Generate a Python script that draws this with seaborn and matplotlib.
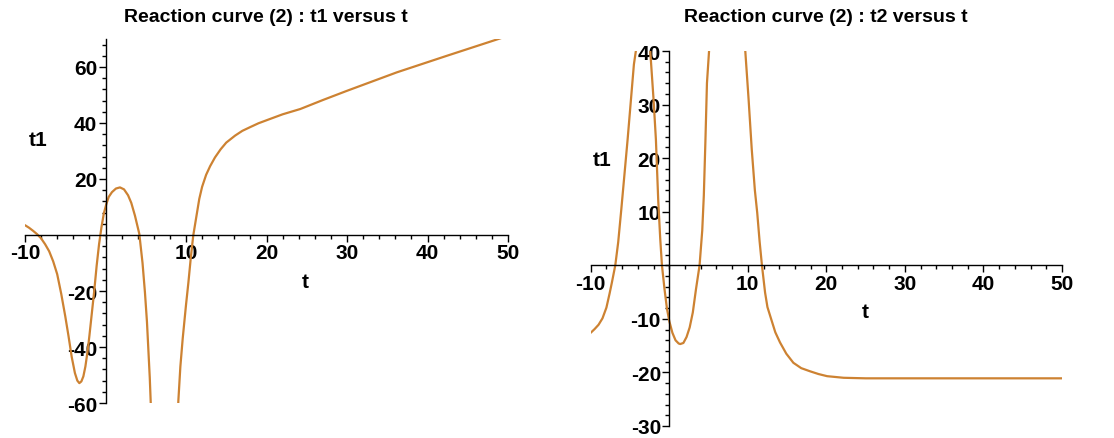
import numpy as np
import pandas as pd
import matplotlib
matplotlib.use("Agg")
import matplotlib.pyplot as plt
from matplotlib.ticker import MultipleLocator
import seaborn as sns

# ---- data ----
t1_t = [-10, -9.5, -9.0, -8.5, -8.0, -7.5, -7.0, -6.5, -6.0, -5.5, -5.0, -4.6,
        -4.2, -3.8, -3.5, -3.25, -3.0, -2.75, -2.5, -2.2, -2.0, -1.7, -1.4, -1.1,
        -0.8, -0.5, -0.2, 0.1, 0.4, 0.8, 1.3, 1.8, 2.3, 2.8, 3.2, 3.66, 4.2, 4.6,
        4.9, 5.15, 5.32, 5.5, 5.61, 5.75, 6.0, 8.7, 9.05, 9.3, 9.59, 10.0, 10.3,
        10.6, 10.9, 11.3, 11.65, 12.0, 12.5, 13.0, 13.6, 14.3, 15.0, 16.1, 17.0,
        17.95, 19.0, 20.4, 22.0, 24.2, 27.0, 30.0, 36.2, 42.4, 48.8, 50.0]
t1_v = [3.5, 2.6, 1.5, 0.3, -1.2, -3.3, -5.8, -9.4, -14.0, -21.0, -29.0, -36.0,
        -43.5, -49.3, -52.0, -52.9, -52.3, -50.5, -47.0, -41.0, -36.0, -28.0, -20.0, -11.0,
        -3.3, 2.8, 7.8, 11.0, 13.6, 15.3, 16.6, 17.0, 16.3, 14.2, 11.5, 6.9, 0.4, -10.0,
        -20.5, -31.0, -40.7, -51.0, -59.2, -70.0, -90.0, -90.0, -59.2, -47.0, -37.0, -25.0, -16.9,
        -8.0, -0.2, 6.8, 12.9, 17.2, 21.5, 24.6, 27.7, 30.6, 33.0, 35.5, 37.2,
        38.5, 39.9, 41.4, 43.1, 45.0, 48.2, 51.5, 58.1, 64.0, 70.0, 71.2]

t2_t = [-10, -9.5, -9.0, -8.5, -8.0, -7.6, -7.3, -6.87, -6.5, -6.1, -5.7, -5.3,
        -4.9, -4.5, -4.2, -3.8, -3.3, -2.8, -2.42, -2.0, -1.7, -1.4, -1.15, -0.93,
        -0.6, -0.3, 0.0, 0.4, 0.8, 1.2, 1.4, 1.8, 2.2, 2.6, 3.0, 3.4, 3.86, 4.2,
        4.4, 4.6, 4.8, 5.09, 5.4, 5.6, 9.3, 9.5, 9.68, 10.1, 10.5, 10.9, 11.2, 11.5,
        11.8, 12.2, 12.5, 12.86, 13.5, 14.1, 14.9, 15.8, 16.8, 17.95, 19.0, 20.1,
        22.2, 25.0, 50.0]
t2_v = [-12.6, -11.9, -11.1, -9.9, -7.9, -5.3, -3.2, 0.0, 4.3, 10.5, 17.0, 23.5,
        30.5, 37.5, 40.5, 45.0, 47.0, 45.0, 40.0, 31.0, 23.5, 12.0, 5.0, 0.0,
        -4.5, -8.0, -10.4, -12.6, -14.0, -14.6, -14.7, -14.5, -13.4, -11.6, -8.8, -4.5, 0.0, 6.5,
        13.0, 23.0, 34.0, 40.5, 55.0, 70.0, 70.0, 50.0, 40.0, 31.0, 21.7, 14.0, 9.8, 4.5,
        0.0, -5.1, -7.8, -9.5, -12.5, -14.4, -16.5, -18.2, -19.2, -19.8, -20.3, -20.7,
        -21.0, -21.1, -21.1]

left_xticks = [-10, 10, 20, 30, 40, 50]
left_yticks = [-60, -40, -20, 20, 40, 60]
right_xticks = [-10, 10, 20, 30, 40, 50]
right_yticks = [-30, -20, -10, 10, 20, 30, 40]

titles = ["Reaction curve (2) : t1 versus t", "Reaction curve (2) : t2 versus t"]
ylabels = ["t1", "t1"]
xlabels = ["t", "t"]

LINE = "#CD8232"
W, H = 1114, 439

sns.set_theme(style="white")
plt.rcParams['font.family'] = ['Liberation Sans', 'DejaVu Sans']
plt.rcParams['font.weight'] = 'bold'

fig = plt.figure(figsize=(W / 100, H / 100), dpi=100)
fig.patch.set_facecolor("white")

def px_ax(x0, x1, ytop, ybot):
    return fig.add_axes([x0 / W, 1 - ybot / H, (x1 - x0) / W, (ybot - ytop) / H])

axL = px_ax(25, 508, 40, 404)
axR = px_ax(590.7, 1062, 52, 427)

dfL = pd.DataFrame({"t": t1_t, "v": t1_v})
dfR = pd.DataFrame({"t": t2_t, "v": t2_v})
sns.lineplot(data=dfL, x="t", y="v", ax=axL, sort=False, estimator=None,
             color=LINE, linewidth=1.6)
sns.lineplot(data=dfR, x="t", y="v", ax=axR, sort=False, estimator=None,
             color=LINE, linewidth=1.6)

axL.set_xlim(-10, 50)
axL.set_ylim(-60, 70)
axR.set_xlim(-10, 50)
axR.set_ylim(-30, 40)

for ax, xt, yt, ymin_loc in [(axL, left_xticks, left_yticks, 4),
                             (axR, right_xticks, right_yticks, 2)]:
    ax.set_facecolor("none")
    ax.spines["left"].set_position(("data", 0))
    ax.spines["bottom"].set_position(("data", 0))
    ax.spines["top"].set_visible(False)
    ax.spines["right"].set_visible(False)
    for s in ("left", "bottom"):
        ax.spines[s].set_color("black")
        ax.spines[s].set_linewidth(1.0)
    ax.set_xticks(xt)
    ax.set_xticklabels([str(v) for v in xt])
    ax.set_yticks(yt)
    ax.set_yticklabels([str(v) for v in yt])
    ax.xaxis.set_minor_locator(MultipleLocator(2))
    ax.yaxis.set_minor_locator(MultipleLocator(ymin_loc))
    ax.tick_params(which="major", direction="out", length=5, width=1,
                   color="black", labelsize=15, pad=1, labelcolor="black")
    ax.tick_params(which="minor", direction="out", length=3, width=1, color="black")
    ax.tick_params(axis="x", which="both", bottom=True)
    ax.tick_params(axis="y", which="both", left=True)
    for lab in ax.get_xticklabels() + ax.get_yticklabels():
        lab.set_fontweight("bold")
    ax.set_xlabel("")
    ax.set_ylabel("")
    ax.grid(False)

def ptext(x, y, s, size):
    fig.text(x / W, 1 - y / H, s, ha="center", va="center", fontsize=size,
             fontweight="bold", color="black")

ptext(266, 17, titles[0], 14)
ptext(826, 17, titles[1], 14)
ptext(38, 140, ylabels[0], 15)
ptext(602, 160, ylabels[1], 15)
ptext(305, 282, xlabels[0], 15)
ptext(865, 313, xlabels[1], 15)

fig.savefig("out.png", dpi=100, facecolor="white")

▶ **Written instruction**: Omitting all images, print the listing exactly.

▶ **The completed task**:
Generate a Python script that draws this with seaborn and matplotlib.
import numpy as np
import pandas as pd
import matplotlib
matplotlib.use("Agg")
import matplotlib.pyplot as plt
from matplotlib.ticker import MultipleLocator
import seaborn as sns

# ---- data ----
t1_t = [-10, -9.5, -9.0, -8.5, -8.0, -7.5, -7.0, -6.5, -6.0, -5.5, -5.0, -4.6,
        -4.2, -3.8, -3.5, -3.25, -3.0, -2.75, -2.5, -2.2, -2.0, -1.7, -1.4, -1.1,
        -0.8, -0.5, -0.2, 0.1, 0.4, 0.8, 1.3, 1.8, 2.3, 2.8, 3.2, 3.66, 4.2, 4.6,
        4.9, 5.15, 5.32, 5.5, 5.61, 5.75, 6.0, 8.7, 9.05, 9.3, 9.59, 10.0, 10.3,
        10.6, 10.9, 11.3, 11.65, 12.0, 12.5, 13.0, 13.6, 14.3, 15.0, 16.1, 17.0,
        17.95, 19.0, 20.4, 22.0, 24.2, 27.0, 30.0, 36.2, 42.4, 48.8, 50.0]
t1_v = [3.5, 2.6, 1.5, 0.3, -1.2, -3.3, -5.8, -9.4, -14.0, -21.0, -29.0, -36.0,
        -43.5, -49.3, -52.0, -52.9, -52.3, -50.5, -47.0, -41.0, -36.0, -28.0, -20.0, -11.0,
        -3.3, 2.8, 7.8, 11.0, 13.6, 15.3, 16.6, 17.0, 16.3, 14.2, 11.5, 6.9, 0.4, -10.0,
        -20.5, -31.0, -40.7, -51.0, -59.2, -70.0, -90.0, -90.0, -59.2, -47.0, -37.0, -25.0, -16.9,
        -8.0, -0.2, 6.8, 12.9, 17.2, 21.5, 24.6, 27.7, 30.6, 33.0, 35.5, 37.2,
        38.5, 39.9, 41.4, 43.1, 45.0, 48.2, 51.5, 58.1, 64.0, 70.0, 71.2]

t2_t = [-10, -9.5, -9.0, -8.5, -8.0, -7.6, -7.3, -6.87, -6.5, -6.1, -5.7, -5.3,
        -4.9, -4.5, -4.2, -3.8, -3.3, -2.8, -2.42, -2.0, -1.7, -1.4, -1.15, -0.93,
        -0.6, -0.3, 0.0, 0.4, 0.8, 1.2, 1.4, 1.8, 2.2, 2.6, 3.0, 3.4, 3.86, 4.2,
        4.4, 4.6, 4.8, 5.09, 5.4, 5.6, 9.3, 9.5, 9.68, 10.1, 10.5, 10.9, 11.2, 11.5,
        11.8, 12.2, 12.5, 12.86, 13.5, 14.1, 14.9, 15.8, 16.8, 17.95, 19.0, 20.1,
        22.2, 25.0, 50.0]
t2_v = [-12.6, -11.9, -11.1, -9.9, -7.9, -5.3, -3.2, 0.0, 4.3, 10.5, 17.0, 23.5,
        30.5, 37.5, 40.5, 45.0, 47.0, 45.0, 40.0, 31.0, 23.5, 12.0, 5.0, 0.0,
        -4.5, -8.0, -10.4, -12.6, -14.0, -14.6, -14.7, -14.5, -13.4, -11.6, -8.8, -4.5, 0.0, 6.5,
        13.0, 23.0, 34.0, 40.5, 55.0, 70.0, 70.0, 50.0, 40.0, 31.0, 21.7, 14.0, 9.8, 4.5,
        0.0, -5.1, -7.8, -9.5, -12.5, -14.4, -16.5, -18.2, -19.2, -19.8, -20.3, -20.7,
        -21.0, -21.1, -21.1]

left_xticks = [-10, 10, 20, 30, 40, 50]
left_yticks = [-60, -40, -20, 20, 40, 60]
right_xticks = [-10, 10, 20, 30, 40, 50]
right_yticks = [-30, -20, -10, 10, 20, 30, 40]

titles = ["Reaction curve (2) : t1 versus t", "Reaction curve (2) : t2 versus t"]
ylabels = ["t1", "t1"]
xlabels = ["t", "t"]

LINE = "#CD8232"
W, H = 1114, 439

sns.set_theme(style="white")
plt.rcParams['font.family'] = ['Liberation Sans', 'DejaVu Sans']
plt.rcParams['font.weight'] = 'bold'

fig = plt.figure(figsize=(W / 100, H / 100), dpi=100)
fig.patch.set_facecolor("white")

def px_ax(x0, x1, ytop, ybot):
    return fig.add_axes([x0 / W, 1 - ybot / H, (x1 - x0) / W, (ybot - ytop) / H])

axL = px_ax(25, 508, 40, 404)
axR = px_ax(590.7, 1062, 52, 427)

dfL = pd.DataFrame({"t": t1_t, "v": t1_v})
dfR = pd.DataFrame({"t": t2_t, "v": t2_v})
sns.lineplot(data=dfL, x="t", y="v", ax=axL, sort=False, estimator=None,
             color=LINE, linewidth=1.6)
sns.lineplot(data=dfR, x="t", y="v", ax=axR, sort=False, estimator=None,
             color=LINE, linewidth=1.6)

axL.set_xlim(-10, 50)
axL.set_ylim(-60, 70)
axR.set_xlim(-10, 50)
axR.set_ylim(-30, 40)

for ax, xt, yt, ymin_loc in [(axL, left_xticks, left_yticks, 4),
                             (axR, right_xticks, right_yticks, 2)]:
    ax.set_facecolor("none")
    ax.spines["left"].set_position(("data", 0))
    ax.spines["bottom"].set_position(("data", 0))
    ax.spines["top"].set_visible(False)
    ax.spines["right"].set_visible(False)
    for s in ("left", "bottom"):
        ax.spines[s].set_color("black")
        ax.spines[s].set_linewidth(1.0)
    ax.set_xticks(xt)
    ax.set_xticklabels([str(v) for v in xt])
    ax.set_yticks(yt)
    ax.set_yticklabels([str(v) for v in yt])
    ax.xaxis.set_minor_locator(MultipleLocator(2))
    ax.yaxis.set_minor_locator(MultipleLocator(ymin_loc))
    ax.tick_params(which="major", direction="out", length=5, width=1,
                   color="black", labelsize=15, pad=1, labelcolor="black")
    ax.tick_params(which="minor", direction="out", length=3, width=1, color="black")
    ax.tick_params(axis="x", which="both", bottom=True)
    ax.tick_params(axis="y", which="both", left=True)
    for lab in ax.get_xticklabels() + ax.get_yticklabels():
        lab.set_fontweight("bold")
    ax.set_xlabel("")
    ax.set_ylabel("")
    ax.grid(False)

def ptext(x, y, s, size):
    fig.text(x / W, 1 - y / H, s, ha="center", va="center", fontsize=size,
             fontweight="bold", color="black")

ptext(266, 17, titles[0], 14)
ptext(826, 17, titles[1], 14)
ptext(38, 140, ylabels[0], 15)
ptext(602, 160, ylabels[1], 15)
ptext(305, 282, xlabels[0], 15)
ptext(865, 313, xlabels[1], 15)

fig.savefig("out.png", dpi=100, facecolor="white")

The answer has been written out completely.